Ma la vera questione è un’altra: in questa ormai ventennale, tumultuosa stagione di riforme mancate, di vicoli ciechi, di avventure senza futuro, il dettato costituzionale è stato svuotato o, in alternativa, stravolto da molte trasformazioni di significato, creando l’illusione di una quasi realtà parallela. Perché praticare l’insano strabismo che tiene insieme l’impianto costituzionale sopra descritto e la convergenza politica verso un modello di premiership «europea», all’inglese o alla tedesca, per intenderci, nelle cui forme di governo, tuttavia, il ruolo del capo del governo è descritto ed inteso diversamente che da noi? A quale scopo introdurre un sistema come quello delle primarie o, comunque, l’indicazione generica sui simboli del capo del governo (detto al netto dell’attuale legge elettorale), se il Presidente del Consiglio non è gerarchicamente superiore al resto dell’Esecutivo, quale elemento di coesione e di tenuta della stessa coalizione di governo? Perché introdurre rimedi e variabili almeno parzialmente spurii dall’essenza della nostra forma di governo senza una riflessione organica e coerente circa le sue debolezze e le possibili, auspicabili ipotesi di manutenzione? Perché ostinarsi a guardare il dito e mai seriamente, con senso di realtà e sapienza, la luna?

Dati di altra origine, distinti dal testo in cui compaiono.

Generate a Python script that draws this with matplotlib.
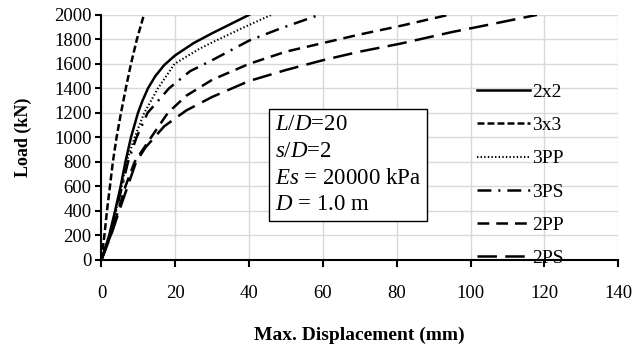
import matplotlib
matplotlib.use("Agg")
import matplotlib.pyplot as plt

plt.rcParams['font.family'] = ['Liberation Serif', 'DejaVu Serif']
plt.rcParams['mathtext.fontset'] = 'custom'
plt.rcParams['mathtext.rm'] = 'Liberation Serif'
plt.rcParams['mathtext.it'] = 'Liberation Serif:italic'
plt.rcParams['lines.scale_dashes'] = False

# load-displacement curves (x in mm, y in kN)
x_2x2 = [0, 2.1, 3.7, 5.2, 6.5, 8.0, 9.9, 11.0, 12.6, 14.6, 17.0, 20.0, 25.0, 30.0, 35.0, 40.0]
y_2x2 = [0, 200, 400, 600, 800, 1000, 1200, 1290, 1400, 1500, 1590, 1670, 1770, 1850, 1925, 2000]

x_3x3 = [0, 0.8, 1.5, 2.3, 3.1, 4.1, 5.3, 6.6, 8.0, 9.6, 11.5]
y_3x3 = [0, 200, 400, 600, 800, 1000, 1200, 1400, 1600, 1800, 2000]

x_3pp = [0, 2.2, 3.9, 5.5, 6.8, 9.0, 11.6, 15.3, 19.8, 26.6, 30.2, 38.0, 46.0]
y_3pp = [0, 200, 400, 600, 800, 1000, 1200, 1400, 1600, 1724, 1778, 1890, 2000]

x_3ps = [0, 2.2, 3.9, 5.6, 7.2, 9.5, 12.5, 18.3, 24.0, 30.0, 40.0, 48.4, 59.0]
y_3ps = [0, 200, 400, 600, 800, 1000, 1200, 1400, 1540, 1630, 1790, 1888, 2000]

x_2pp = [0, 2.5, 4.5, 6.5, 9.0, 13.0, 18.0, 23.0, 30.0, 40.0, 50.0, 60.0, 70.0, 81.0, 94.0]
y_2pp = [0, 200, 400, 600, 800, 980, 1200, 1340, 1470, 1600, 1700, 1770, 1840, 1910, 2000]

x_2ps = [0, 2.6, 4.8, 7.1, 9.4, 12.0, 17.0, 23.0, 30.0, 40.0, 50.0, 60.0, 70.0, 81.0, 95.0, 105.0, 118.0]
y_2ps = [0, 200, 400, 600, 800, 920, 1090, 1220, 1330, 1460, 1550, 1630, 1700, 1765, 1860, 1920, 2000]

fig = plt.figure(figsize=(6.34, 3.46), dpi=100)
ax = fig.add_axes([0.16, 0.249, 0.815, 0.708])

ax.plot(x_2x2, y_2x2, color='black', lw=1.8, label='2x2')
ax.plot(x_3x3, y_3x3, color='black', lw=1.8, dashes=(5, 2.2), label='3x3')
ax.plot(x_3pp, y_3pp, color='black', lw=1.5, dashes=(1, 1.6), label='3PP')
ax.plot(x_3ps, y_3ps, color='black', lw=1.8, dashes=(10, 5, 1.5, 5), label='3PS')
ax.plot(x_2pp, y_2pp, color='black', lw=1.8, dashes=(8.5, 5), label='2PP')
ax.plot(x_2ps, y_2ps, color='black', lw=1.8, dashes=(14, 6), label='2PS')

ax.set_xlim(0, 140)
ax.set_ylim(0, 2000)
ax.set_xticks(range(0, 141, 20))
ax.set_yticks(range(0, 2001, 200))
ax.grid(True, color='#d9d9d9', lw=1)
ax.set_axisbelow(True)
for s in ['top', 'right']:
    ax.spines[s].set_visible(False)
for s in ['left', 'bottom']:
    ax.spines[s].set_linewidth(1.5)
ax.tick_params(axis='x', direction='out', length=5, width=1.5, pad=13, labelsize=13.5)
ax.tick_params(axis='y', direction='out', length=4, width=1.5, pad=3, labelsize=13.5)

ax.set_xlabel('Max. Displacement (mm)', fontsize=14, fontweight='bold', labelpad=18)
ax.set_ylabel('Load (kN)', fontsize=13, fontweight='bold', labelpad=16)

ax.text(0.336, 0.594, "$L$/$D$=20\n$s$/$D$=2\n$Es$ = 20000 kPa\n$D$ = 1.0 m",
        transform=ax.transAxes, fontsize=16.5, va='top', ha='left', linespacing=1.35,
        bbox=dict(boxstyle='square,pad=0.25', fc='white', ec='black', lw=1))

leg = ax.legend(loc='upper left', bbox_to_anchor=(0.727, 0.72), frameon=False,
                fontsize=14, handlelength=2.7, handletextpad=0.15, labelspacing=0.8,
                borderaxespad=0, borderpad=0)

fig.savefig('out.png', dpi=100)
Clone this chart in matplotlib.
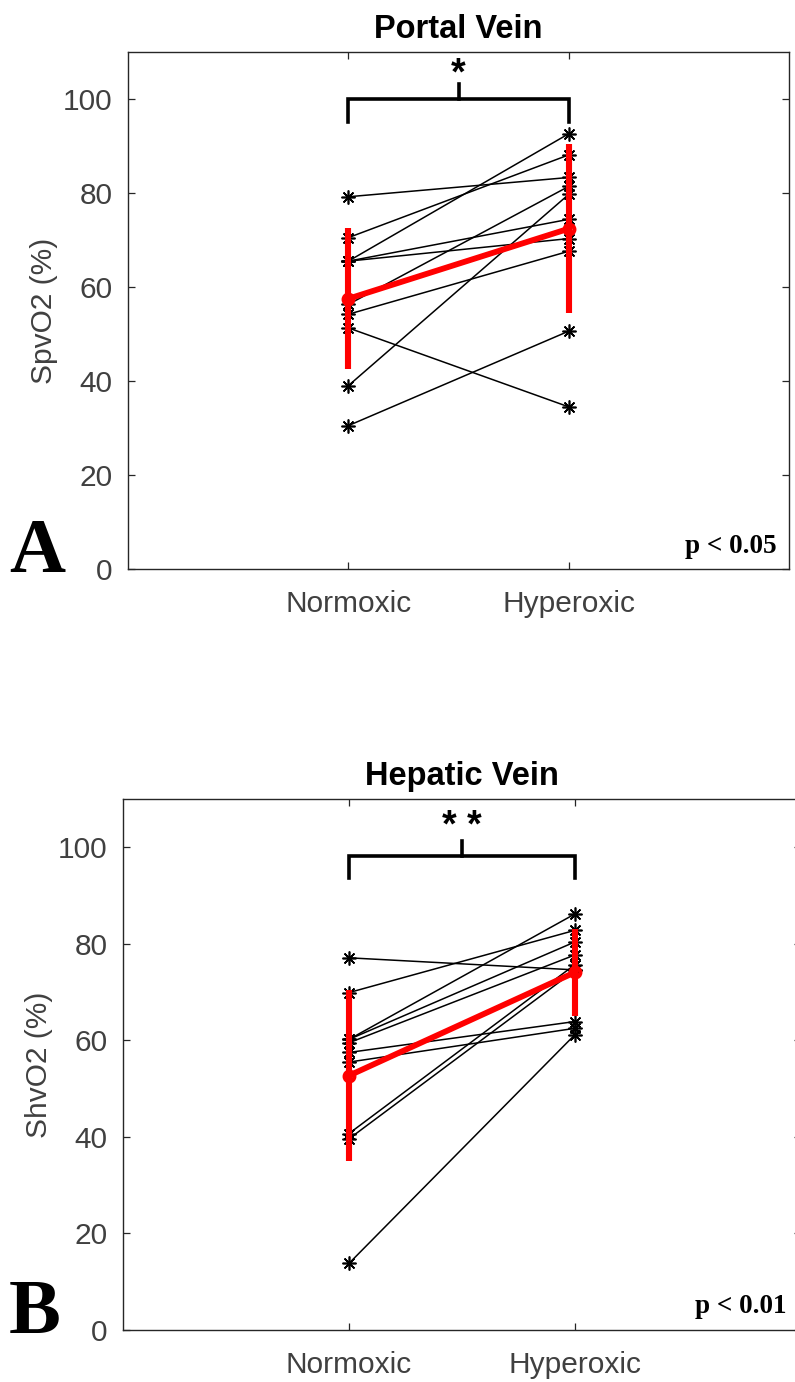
import matplotlib
matplotlib.use("Agg")
import matplotlib.pyplot as plt
import numpy as np

conditions = ["Normoxic", "Hyperoxic"]
yticks = [0, 20, 40, 60, 80, 100]

# Panel A: portal vein SpvO2 (%), per subject
portal_normoxic = [79.2, 70.5, 65.5, 65.5, 65.5, 56.3, 54.2, 51.3, 39.0, 30.5]
portal_hyperoxic = [83.3, 88.1, 92.6, 74.4, 70.3, 81.4, 67.6, 34.5, 79.7, 50.6]
portal_mean = [57.5, 72.4]
portal_sd = [15.0, 18.0]

# Panel B: hepatic vein ShvO2 (%), per subject
hepatic_normoxic = [77.1, 69.9, 60.2, 60.2, 59.5, 57.5, 55.5, 40.7, 39.6, 13.8]
hepatic_hyperoxic = [74.6, 82.8, 86.2, 80.4, 77.7, 63.9, 62.5, 75.7, 74.5, 61.2]
hepatic_mean = [52.7, 74.1]
hepatic_sd = [17.7, 9.0]

panels = [
    dict(title="Portal Vein", ylabel="SpvO2 (%)", n=portal_normoxic, h=portal_hyperoxic,
         mean=portal_mean, sd=portal_sd, letter="A", ptext="p < 0.05", star="*",
         bracket=(100, 95.2, 103.2), star_y=101.3,
         letter_x=-0.18, ylab_x=-0.106, p_x=0.982, p_y=0.031,
         rect=[128/795, 1 - 569/1382, 661/795, 517/1382]),
    dict(title="Hepatic Vein", ylabel="ShvO2 (%)", n=hepatic_normoxic, h=hepatic_hyperoxic,
         mean=hepatic_mean, sd=hepatic_sd, letter="B", ptext="p < 0.01", star="* *",
         bracket=(98.1, 93.7, 101.2), star_y=100.4,
         letter_x=-0.169, ylab_x=-0.103, p_x=0.979, p_y=0.032,
         rect=[123/795, 1 - 1330/1382, 678/795, 531/1382]),
]

fig = plt.figure(figsize=(7.95, 13.82), dpi=100)
gray = "#262626"
x = np.array([1, 2])
ast = (8, 2, 0)

for p in panels:
    ax = fig.add_axes(p["rect"])
    for a, b in zip(p["n"], p["h"]):
        ax.plot(x, [a, b], color="black", lw=1.1, marker=ast, markersize=10,
                markeredgewidth=1.2, zorder=2)
    ax.errorbar(x, p["mean"], yerr=p["sd"], color="#ff0000", lw=4.2, elinewidth=4.4,
                capsize=0, marker="o", markersize=7, markeredgewidth=3,
                markerfacecolor="none", zorder=3)
    y0, yleg, ytop = p["bracket"]
    ax.plot([1, 1, 2, 2], [yleg, y0, y0, yleg], color="black", lw=2.6,
            solid_joinstyle="miter", clip_on=False, zorder=4)
    ax.plot([1.5, 1.5], [y0, ytop], color="black", lw=2.6, clip_on=False, zorder=4)
    ax.text(1.5, p["star_y"], p["star"], ha="center", va="bottom", fontsize=27,
            fontweight="bold", family="Liberation Sans")
    ax.set_xlim(0, 3)
    ax.set_ylim(0, 110)
    ax.set_xticks(x)
    ax.set_xticklabels(conditions)
    ax.set_yticks(yticks)
    ax.tick_params(direction="in", length=5, width=0.9, colors=gray, labelsize=21.5,
                   top=True, right=True)
    ax.tick_params(axis="y", pad=11)
    ax.tick_params(axis="x", pad=15)
    for lab in ax.get_xticklabels() + ax.get_yticklabels():
        lab.set_family("Liberation Sans")
        lab.set_color("#404040")
    for s in ax.spines.values():
        s.set_color(gray)
        s.set_linewidth(1.0)
    ax.set_title(p["title"], fontsize=23.5, fontweight="bold", family="Liberation Sans",
                 pad=10)
    ax.set_ylabel(p["ylabel"], fontsize=21.5, family="Liberation Sans", color="#404040")
    ax.yaxis.set_label_coords(p["ylab_x"], 0.5)
    ax.text(p["p_x"], p["p_y"], p["ptext"], transform=ax.transAxes, ha="right",
            va="baseline", fontsize=19.5, fontweight="bold", family="Liberation Serif")
    ax.text(p["letter_x"], -0.006, p["letter"], transform=ax.transAxes, ha="left",
            va="baseline", fontsize=56, fontweight="bold", family="Liberation Serif")

fig.savefig("out.png", dpi=100)
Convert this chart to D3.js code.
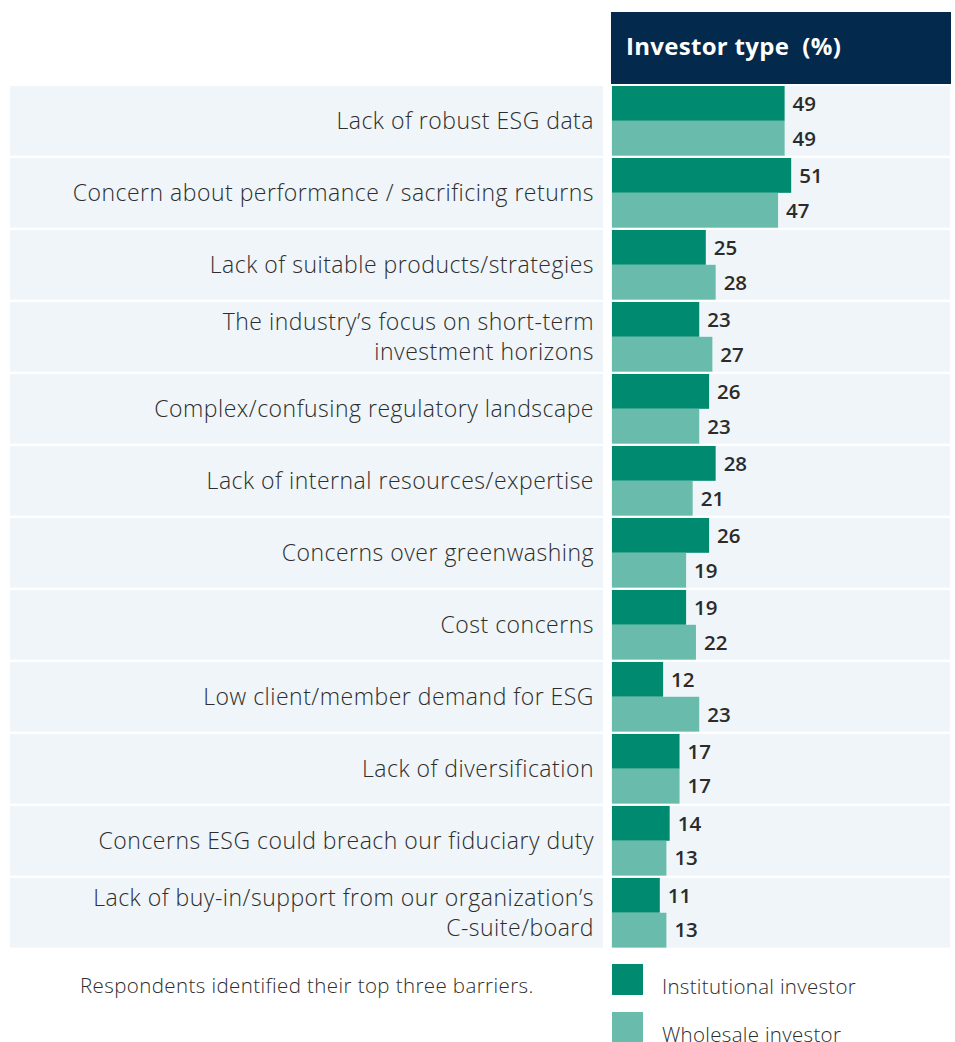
<!DOCTYPE html>
<html>
<head>
<meta charset="UTF-8">
<title>Barriers to ESG</title>
<script src="https://d3js.org/d3.v7.min.js"></script>
<style>
  body { margin: 0; background: #fff; }
  svg text { font-family: "Open Sans", Lato, sans-serif; }
</style>
</head>
<body>
<svg id="chart" width="955" height="1042"></svg>
<script>
// ---- data ----
var barriers = [
  ["Lack of robust ESG data"],
  ["Concern about performance / sacrificing returns"],
  ["Lack of suitable products/strategies"],
  ["The industry\u2019s focus on short-term", "investment horizons"],
  ["Complex/confusing regulatory landscape"],
  ["Lack of internal resources/expertise"],
  ["Concerns over greenwashing"],
  ["Cost concerns"],
  ["Low client/member demand for ESG"],
  ["Lack of diversification"],
  ["Concerns ESG could breach our fiduciary duty"],
  ["Lack of buy-in/support from our organization\u2019s", "C-suite/board"]
];
var institutional = [49, 51, 25, 23, 26, 28, 26, 19, 12, 17, 14, 11];
var wholesale     = [49, 47, 28, 27, 23, 21, 19, 22, 23, 17, 13, 13];
var seriesNames = ["Institutional investor", "Wholesale investor"];
var headerText = "Investor type  (%)";
var noteText = "Respondents identified their top three barriers.";

var colors = ["#008b71", "#69bbab"];

var svg = d3.select("#chart");

// ==== layout ====
var labelLeft = 10, labelRight = 603, barLeft = 611, barRight = 950;
var rowsTop = 86, rowStep = 71.8;

var y = d3.scaleBand()
  .domain(d3.range(barriers.length))
  .range([rowsTop, rowsTop + rowStep * barriers.length])
  .paddingInner(2.3 / rowStep);

var x = d3.scaleLinear().domain([0, 50]).range([623.7, 787.9]);

// ==== header ====
svg.append("rect")
  .attr("x", barLeft).attr("y", 12)
  .attr("width", barRight - barLeft + 1).attr("height", 72)
  .attr("fill", "#03294c");
svg.append("text")
  .attr("x", 626).attr("y", 55)
  .attr("fill", "#fff")
  .attr("font-size", 24).attr("font-weight", 700)
  .attr("letter-spacing", 0.3)
  .style("white-space", "pre")
  .text(headerText);

// ==== rows ====
var rows = svg.selectAll("g.row")
  .data(barriers)
  .enter().append("g")
  .attr("class", "row");

rows.append("rect")
  .attr("x", labelLeft).attr("y", function(d, i) { return y(i); })
  .attr("width", labelRight - labelLeft).attr("height", y.bandwidth())
  .attr("fill", "#eff5f8");
rows.append("rect")
  .attr("x", barLeft).attr("y", function(d, i) { return y(i); })
  .attr("width", barRight - barLeft).attr("height", y.bandwidth())
  .attr("fill", "#eff5f8");

rows.append("text")
  .attr("text-anchor", "end")
  .attr("font-size", 23)
  .attr("font-weight", 300)
  .attr("letter-spacing", 0.5)
  .attr("fill", "#2d2d2d")
  .each(function(d, i) {
    var t = d3.select(this);
    var mid = y(i) + y.bandwidth() / 2;
    d.forEach(function(line, k) {
      t.append("tspan")
        .attr("x", 594)
        .attr("y", mid + 8 + (k - (d.length - 1) / 2) * 30)
        .text(line);
    });
  });

// ==== bars ====
[institutional, wholesale].forEach(function(vals, s) {
  var half = y.bandwidth() / 2;
  svg.selectAll("rect.bar" + s)
    .data(vals)
    .enter().append("rect")
    .attr("class", "bar" + s)
    .attr("x", barLeft + 1)
    .attr("y", function(d, i) { return y(i) + s * half; })
    .attr("width", function(d) { return x(d) - barLeft - 1; })
    .attr("height", half)
    .attr("fill", colors[s]);

  svg.selectAll("text.val" + s)
    .data(vals)
    .enter().append("text")
    .attr("class", "val" + s)
    .attr("x", function(d) { return x(d) + 8; })
    .attr("y", function(d, i) { return y(i) + s * half + half / 2 + 7.3; })
    .attr("font-size", 20.5).attr("font-weight", 600)
    .attr("fill", "#2b2b2b")
    .text(function(d) { return d; });
});

// ==== footer ====
svg.append("text")
  .attr("x", 80).attr("y", 993)
  .attr("font-size", 20.5).attr("font-weight", 300)
  .attr("letter-spacing", 0.4)
  .attr("fill", "#2d2d2d")
  .text(noteText);

var legend = svg.selectAll("g.legend")
  .data(seriesNames)
  .enter().append("g")
  .attr("class", "legend")
  .attr("transform", function(d, i) { return "translate(612," + (964 + i * 48) + ")"; });
legend.append("rect")
  .attr("width", 31).attr("height", 31)
  .attr("fill", function(d, i) { return colors[i]; });
legend.append("text")
  .attr("x", 50).attr("y", 30)
  .attr("font-size", 20.5).attr("font-weight", 300)
  .attr("letter-spacing", 0.3)
  .attr("fill", "#2d2d2d")
  .text(function(d) { return d; });
</script>
</body>
</html>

Per quel che può servire, in qualità di semplice cittadino (disoccupato!) e appassionato di politica e diritto costituzionale, sono assolutamente d’accordo!
Tuttavia, anche nel pieno accoglimento del sua idea, inutile nasconderci dietro un dito: anche volendo evitare di “ostinarsi a guardare il dito” e volendo quindi guardare “con senso di realtà e sapienza, la luna”, le idee riguardo le “auspicabili ipotesi di manutenzione” sono tutt’altro che chiare!
Il problema è che se a formulare le “auspicabili ipotesi di manutenzione” sono professoroni di diritto costituzionale il risultato è una bella riforma che, però, alla prova dei fatti, nella migliore delle ipotesi rimane lettera morta, mentre nella peggiore genera effetti collaterali non previsti che risultano essere la classica “cura peggiore del male” (come l’idea che l’introduzione del sistema elettorale maggioritario del 1993 avrebbe diminuito fortemente il numero dei partiti, quando invece il risultato è stato l’esatto opposto!)
Se invece a formulare le “auspicabili ipotesi di manutenzione” sono politici di grande esperienza e con buona preparazione giuridica allora il risultato sarà una riforma inevitabilmente condizionata dagli interessi di parte (coalizione e/o singolo partito) e ben difficilmente sarebbe una buona riforma…
Insomma, sembra che siamo di fronte al classico problema della quadratura del cerchio!